In 1997, a gas boycott was organized to protest rising gas prices. People from around the country decided not to buy gas for one whole day. The gas boycott took billions of dollars out of the pockets from oil tycoons who promptly dropped the price of gas 30 cents.
It’s a great story right? Unfortunately, it isn’t true.
Several Facebook posts have been urging people to hold a “gas out” on April 15th to protest rising gas prices. Most messages are posted along with this story:
“In April 1997, there was a ‘gas out’ conducted nationwide in protest of gas prices. Gasoline prices dropped 30 cents a gallon overnight.”
According to Politifact, the 1997 “gas out” is a fictitious event that was created in a chain email and has now leaked onto Facebook. Patrick DeHaan, a senior petroleum analyst at GasBuddy.com, said that the story is “an outright myth/lie” and that there’s no evidence to support it.

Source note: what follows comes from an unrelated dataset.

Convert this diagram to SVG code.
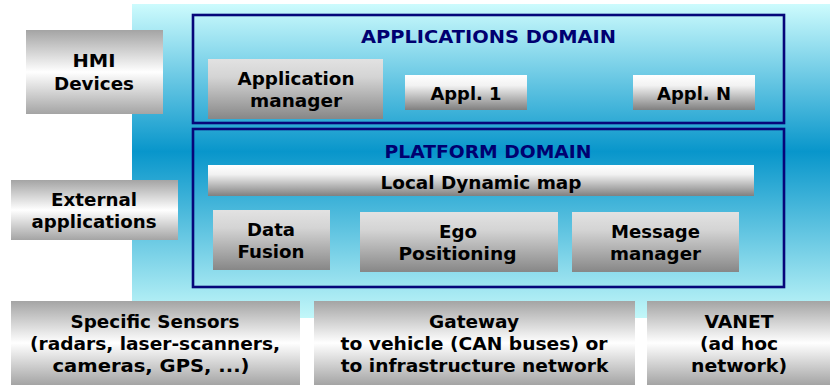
<svg xmlns="http://www.w3.org/2000/svg" width="830" height="385" viewBox="0 0 830 385">
<defs>
<linearGradient id="bg" x1="0" y1="0" x2="0" y2="1">
<stop offset="0" stop-color="#cdfbfd"/>
<stop offset="0.47" stop-color="#0896cb"/>
<stop offset="1" stop-color="#c2f7f9"/>
</linearGradient>
<linearGradient id="gSym" x1="0" y1="0" x2="0" y2="1">
<stop offset="0" stop-color="#a4a4a4"/>
<stop offset="0.5" stop-color="#ffffff"/>
<stop offset="1" stop-color="#a4a4a4"/>
</linearGradient>
<linearGradient id="gDark" x1="0" y1="0" x2="0" y2="1">
<stop offset="0" stop-color="#e2e2e2"/>
<stop offset="0.3" stop-color="#d4d4d4"/>
<stop offset="1" stop-color="#878787"/>
</linearGradient>
<linearGradient id="gWhite" x1="0" y1="0" x2="0" y2="1">
<stop offset="0" stop-color="#ffffff"/>
<stop offset="0.3" stop-color="#f2f2f2"/>
<stop offset="1" stop-color="#808080"/>
</linearGradient>
</defs>
<style>
text{font-family:"DejaVu Sans","Verdana",sans-serif;font-weight:bold;font-size:18.5px;text-anchor:middle;fill:#000}
.title{fill:#000070}
.dom{fill:none;stroke:#06067a;stroke-width:2.6}
.sym{fill:url(#gSym)}
.dark{fill:url(#gDark)}
.white{fill:url(#gWhite)}
</style>
<rect x="0" y="0" width="830" height="385" fill="#ffffff"/>
<rect id="background" x="132" y="4" width="698" height="314" fill="url(#bg)"/>

<g id="applications-domain">
<rect class="dom" x="193" y="15" width="591" height="108"/>
<text class="title" x="488.5" y="42.5" textLength="255" lengthAdjust="spacingAndGlyphs">APPLICATIONS DOMAIN</text>
</g>
<g id="platform-domain">
<rect class="dom" x="193" y="129" width="591" height="158"/>
<text class="title" x="488" y="158" textLength="207" lengthAdjust="spacingAndGlyphs">PLATFORM DOMAIN</text>
</g>

<g id="hmi-devices">
<rect class="sym" x="26" y="30" width="137" height="84"/>
<text x="94" y="67" textLength="43" lengthAdjust="spacingAndGlyphs">HMI</text>
<text x="94" y="90" textLength="80" lengthAdjust="spacingAndGlyphs">Devices</text>
</g>
<g id="external-applications">
<rect class="sym" x="11" y="180" width="167" height="60"/>
<text x="94" y="206" textLength="86" lengthAdjust="spacingAndGlyphs">External</text>
<text x="94" y="228" textLength="125" lengthAdjust="spacingAndGlyphs">applications</text>
</g>

<g id="application-manager">
<rect class="dark" x="208" y="59" width="175" height="60"/>
<text x="296" y="84.5" textLength="117" lengthAdjust="spacingAndGlyphs">Application</text>
<text x="296" y="106.5" textLength="92" lengthAdjust="spacingAndGlyphs">manager</text>
</g>
<g id="appl-1">
<rect class="white" x="405" y="75" width="122" height="35"/>
<text x="466" y="100" textLength="71" lengthAdjust="spacingAndGlyphs">Appl. 1</text>
</g>
<g id="appl-n">
<rect class="white" x="633" y="75" width="122" height="35"/>
<text x="694" y="100" textLength="74" lengthAdjust="spacingAndGlyphs">Appl. N</text>
</g>

<g id="local-dynamic-map">
<rect class="white" x="208" y="165" width="546" height="31"/>
<text x="481" y="189" textLength="201" lengthAdjust="spacingAndGlyphs">Local Dynamic map</text>
</g>
<g id="data-fusion">
<rect class="dark" x="213" y="210" width="117" height="60"/>
<text x="271" y="236" textLength="48" lengthAdjust="spacingAndGlyphs">Data</text>
<text x="271" y="258" textLength="67" lengthAdjust="spacingAndGlyphs">Fusion</text>
</g>
<g id="ego-positioning">
<rect class="dark" x="360" y="212" width="198" height="60"/>
<text x="458" y="238" textLength="38" lengthAdjust="spacingAndGlyphs">Ego</text>
<text x="457.5" y="260" textLength="118" lengthAdjust="spacingAndGlyphs">Positioning</text>
</g>
<g id="message-manager">
<rect class="dark" x="572" y="212" width="167" height="60"/>
<text x="655.5" y="238" textLength="89" lengthAdjust="spacingAndGlyphs">Message</text>
<text x="655.5" y="260" textLength="91" lengthAdjust="spacingAndGlyphs">manager</text>
</g>

<g id="specific-sensors">
<rect class="sym" x="11" y="301" width="289" height="84"/>
<text x="155" y="328" textLength="169" lengthAdjust="spacingAndGlyphs">Specific Sensors</text>
<text x="155" y="350" textLength="250" lengthAdjust="spacingAndGlyphs">(radars, laser-scanners,</text>
<text x="151" y="372" textLength="197" lengthAdjust="spacingAndGlyphs">cameras, GPS, ...)</text>
</g>
<g id="gateway">
<rect class="sym" x="314" y="301" width="321" height="84"/>
<text x="474" y="328" textLength="90" lengthAdjust="spacingAndGlyphs">Gateway</text>
<text x="474" y="350" textLength="267" lengthAdjust="spacingAndGlyphs">to vehicle (CAN buses) or</text>
<text x="474.5" y="372" textLength="267.6" lengthAdjust="spacingAndGlyphs">to infrastructure network</text>
</g>
<g id="vanet">
<rect class="sym" x="647" y="301" width="183" height="84"/>
<text x="739" y="328" textLength="69" lengthAdjust="spacingAndGlyphs">VANET</text>
<text x="739" y="350" textLength="78" lengthAdjust="spacingAndGlyphs">(ad hoc</text>
<text x="739" y="372" textLength="96" lengthAdjust="spacingAndGlyphs">network)</text>
</g>
</svg>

The U.S. Energy Information Administration, which tracks gas prices from week to week, said that April 1997 started with gas prices at $1.19. At the end of the month, the price was $1.18.

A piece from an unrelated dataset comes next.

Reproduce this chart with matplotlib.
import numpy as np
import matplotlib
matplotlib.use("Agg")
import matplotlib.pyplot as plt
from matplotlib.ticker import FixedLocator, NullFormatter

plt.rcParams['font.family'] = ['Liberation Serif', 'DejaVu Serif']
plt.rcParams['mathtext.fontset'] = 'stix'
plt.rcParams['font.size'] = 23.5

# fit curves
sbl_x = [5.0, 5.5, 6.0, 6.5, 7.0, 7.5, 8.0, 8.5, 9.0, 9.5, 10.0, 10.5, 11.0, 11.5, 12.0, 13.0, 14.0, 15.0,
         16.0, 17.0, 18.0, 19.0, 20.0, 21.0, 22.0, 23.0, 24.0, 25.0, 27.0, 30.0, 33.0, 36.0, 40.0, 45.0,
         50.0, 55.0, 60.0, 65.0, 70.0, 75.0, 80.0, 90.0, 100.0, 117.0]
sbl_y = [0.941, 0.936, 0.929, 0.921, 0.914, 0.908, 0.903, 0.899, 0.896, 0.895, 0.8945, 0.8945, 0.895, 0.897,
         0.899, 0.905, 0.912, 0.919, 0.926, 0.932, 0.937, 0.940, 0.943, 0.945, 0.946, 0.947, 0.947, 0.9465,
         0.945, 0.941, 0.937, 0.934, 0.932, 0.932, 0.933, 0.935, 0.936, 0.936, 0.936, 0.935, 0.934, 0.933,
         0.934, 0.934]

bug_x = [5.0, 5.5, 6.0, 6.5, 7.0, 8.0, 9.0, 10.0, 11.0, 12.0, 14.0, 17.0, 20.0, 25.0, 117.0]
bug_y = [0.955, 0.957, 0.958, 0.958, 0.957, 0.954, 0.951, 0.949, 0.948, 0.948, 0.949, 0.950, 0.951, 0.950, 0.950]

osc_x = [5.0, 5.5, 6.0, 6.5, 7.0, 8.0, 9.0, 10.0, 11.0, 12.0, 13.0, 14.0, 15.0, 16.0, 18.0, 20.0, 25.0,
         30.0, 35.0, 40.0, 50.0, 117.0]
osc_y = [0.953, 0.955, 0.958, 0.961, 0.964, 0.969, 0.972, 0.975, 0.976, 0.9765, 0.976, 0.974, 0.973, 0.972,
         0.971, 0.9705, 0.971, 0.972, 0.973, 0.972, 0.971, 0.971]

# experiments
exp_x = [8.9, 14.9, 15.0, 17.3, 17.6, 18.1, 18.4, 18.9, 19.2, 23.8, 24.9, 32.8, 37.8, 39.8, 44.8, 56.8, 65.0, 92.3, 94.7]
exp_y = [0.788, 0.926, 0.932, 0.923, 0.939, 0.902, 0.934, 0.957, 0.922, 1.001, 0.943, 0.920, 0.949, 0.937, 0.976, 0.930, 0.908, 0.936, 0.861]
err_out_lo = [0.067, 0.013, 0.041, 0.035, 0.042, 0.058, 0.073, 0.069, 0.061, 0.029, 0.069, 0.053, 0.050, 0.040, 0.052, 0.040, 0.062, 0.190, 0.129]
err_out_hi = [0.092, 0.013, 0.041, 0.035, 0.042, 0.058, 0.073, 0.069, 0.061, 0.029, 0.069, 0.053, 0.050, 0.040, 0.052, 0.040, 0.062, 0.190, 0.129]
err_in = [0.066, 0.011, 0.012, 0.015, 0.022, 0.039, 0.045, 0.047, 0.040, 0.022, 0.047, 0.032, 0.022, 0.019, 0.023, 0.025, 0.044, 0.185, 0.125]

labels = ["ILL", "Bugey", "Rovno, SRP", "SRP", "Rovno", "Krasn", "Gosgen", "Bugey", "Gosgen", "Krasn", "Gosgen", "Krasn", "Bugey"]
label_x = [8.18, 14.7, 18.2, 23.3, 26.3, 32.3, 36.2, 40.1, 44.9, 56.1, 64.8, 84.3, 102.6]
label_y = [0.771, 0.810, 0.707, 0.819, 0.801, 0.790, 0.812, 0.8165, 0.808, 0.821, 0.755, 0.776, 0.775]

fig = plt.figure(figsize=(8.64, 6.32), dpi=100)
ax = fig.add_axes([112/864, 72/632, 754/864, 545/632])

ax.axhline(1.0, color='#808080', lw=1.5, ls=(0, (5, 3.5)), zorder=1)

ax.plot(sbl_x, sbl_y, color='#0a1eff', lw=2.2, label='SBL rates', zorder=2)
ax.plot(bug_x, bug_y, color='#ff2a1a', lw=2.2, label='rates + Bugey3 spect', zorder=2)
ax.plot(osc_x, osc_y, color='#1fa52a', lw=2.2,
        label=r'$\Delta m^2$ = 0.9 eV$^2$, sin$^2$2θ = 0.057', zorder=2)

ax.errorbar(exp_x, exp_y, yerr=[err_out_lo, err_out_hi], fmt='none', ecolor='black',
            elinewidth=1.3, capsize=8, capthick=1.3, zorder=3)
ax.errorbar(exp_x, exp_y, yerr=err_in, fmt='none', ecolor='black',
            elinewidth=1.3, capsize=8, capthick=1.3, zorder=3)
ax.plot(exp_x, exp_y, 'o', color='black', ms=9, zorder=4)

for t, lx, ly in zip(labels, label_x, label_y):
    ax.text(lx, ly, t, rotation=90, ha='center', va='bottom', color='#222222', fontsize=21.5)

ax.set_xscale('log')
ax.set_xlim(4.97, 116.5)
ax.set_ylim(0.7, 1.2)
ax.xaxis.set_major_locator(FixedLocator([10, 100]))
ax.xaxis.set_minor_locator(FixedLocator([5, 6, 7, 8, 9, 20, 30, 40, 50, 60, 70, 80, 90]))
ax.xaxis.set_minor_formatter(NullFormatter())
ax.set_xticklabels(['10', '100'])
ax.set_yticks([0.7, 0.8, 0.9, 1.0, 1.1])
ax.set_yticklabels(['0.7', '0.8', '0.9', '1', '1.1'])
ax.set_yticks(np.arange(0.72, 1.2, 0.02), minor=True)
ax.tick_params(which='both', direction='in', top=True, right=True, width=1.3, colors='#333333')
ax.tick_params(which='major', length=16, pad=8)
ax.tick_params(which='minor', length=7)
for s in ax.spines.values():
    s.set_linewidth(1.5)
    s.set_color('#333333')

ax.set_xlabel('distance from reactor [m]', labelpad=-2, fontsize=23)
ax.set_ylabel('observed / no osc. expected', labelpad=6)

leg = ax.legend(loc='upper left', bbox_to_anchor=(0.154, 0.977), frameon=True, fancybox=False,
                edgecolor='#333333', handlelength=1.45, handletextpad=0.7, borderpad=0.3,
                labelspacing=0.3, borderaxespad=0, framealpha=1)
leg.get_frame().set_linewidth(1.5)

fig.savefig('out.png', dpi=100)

DeHaan said that in addition to the 1997 “gas out” being a fictitious event, the premise behind the idea is also ridiculous. A one day gas out won’t diminish the demand for gasoline. It will just cause people to buy gas the day before or the day after the boycott.
“If there was any single day ‘gas out,’ it would never have a direct impact such as what is suggested. Shifting demand from the gas out day to the day before or after results in zero change in gasoline demand and, therefore, has no impact on overall demand.”
Avery Ash, manager of regulatory affairs at the automotive club, AAA, added:
“(A gas boycott) just doesn’t make economic sense. It’s not ultimately going to have any impact on sales, on consumptions.”
A gas boycott isn’t going to bring down gas prices but that doesn’t mean that they aren’t going to fall. A new report shows that gas prices around the country have peaked.